If anything, Death of the Outsider is even better at this than Dishonored 2 by virtue of its low-key, residential playgrounds.

So after fleeing a mob of dark magic worshiping AI I found myself face-to-face with the frosty-furred dog from Craigslist, Karnaca. I slammed the button to unlock the cage it was in and then went to work slicing up it and its roommates. It’s never clear exactly why the white wolfhound is there — was it being used for a ritual, dog fighting, or simply as another form of protection?

Whatever the reason, I killed it and waited for the contract check mark to flicker on my screen.

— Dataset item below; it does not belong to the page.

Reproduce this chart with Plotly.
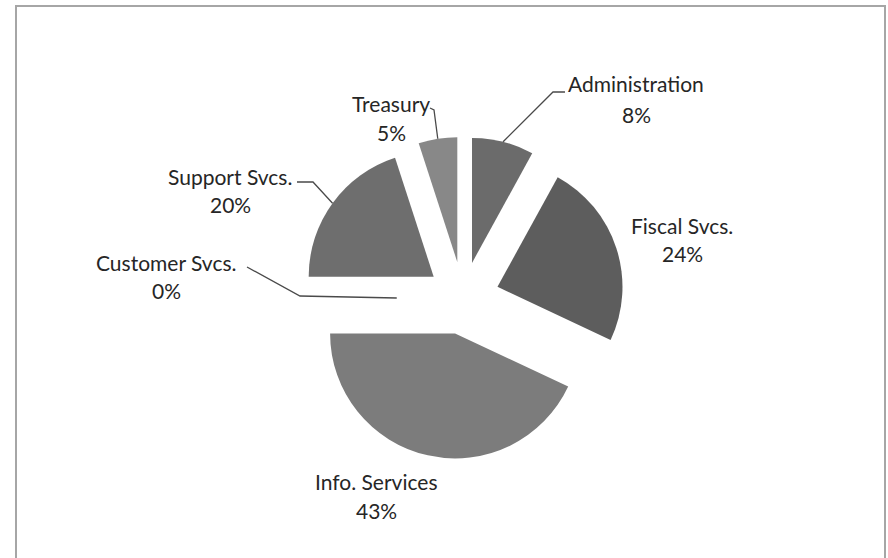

Since it was white, the dark blood that pooled beneath its amalgamation of polygons and textures was that much harder to miss.

Cremating A Dog Is When Death Of The Outsider Gets Special

But you have to burn its body. A small detail I’d forgotten. I didn’t have any incendiary arrows or grenades though and sat perplexed. Until I realised I was sitting directly across from a furnace. Could I open the furnace? Of course, because this was a Dishonored game. I could grab the the white wolfhound and drop it’s limp body on the other side of the cast iron grill as well. I punched a switch nearby and the dog lit up.

Nobody else in the bath house came running, because again, this is Dishonored, and while stealth is the name of the game, the designers at Arkane know the value of keeping your enemies close while letting you feel like they’re still a million miles a way. It’s easier to have quiet, intimate moments this way, like cremating a stolen pet.

Games like Dishonored 2 and Deus Ex: Mankind Divided like to constantly remind you that you’re in a pseudo-realistic world, despite the weird magic and cyborg tech, by letting you flush toilets and turn on the hot water at a sink. In Death of the Outsider though, you can also turn open a furnace, stick something in side, and get paid for transforming the contents into ash, all without the game ever forcing your hand and demanding you do so.

I don’t even remember how much money the contract paid, or what upgrades I spent it on (probably plus two bone charm slots). What I do remember is sitting huddled in a hallway next to an enemy type I’d seen a hundred times before wondering desperately what to do with the body.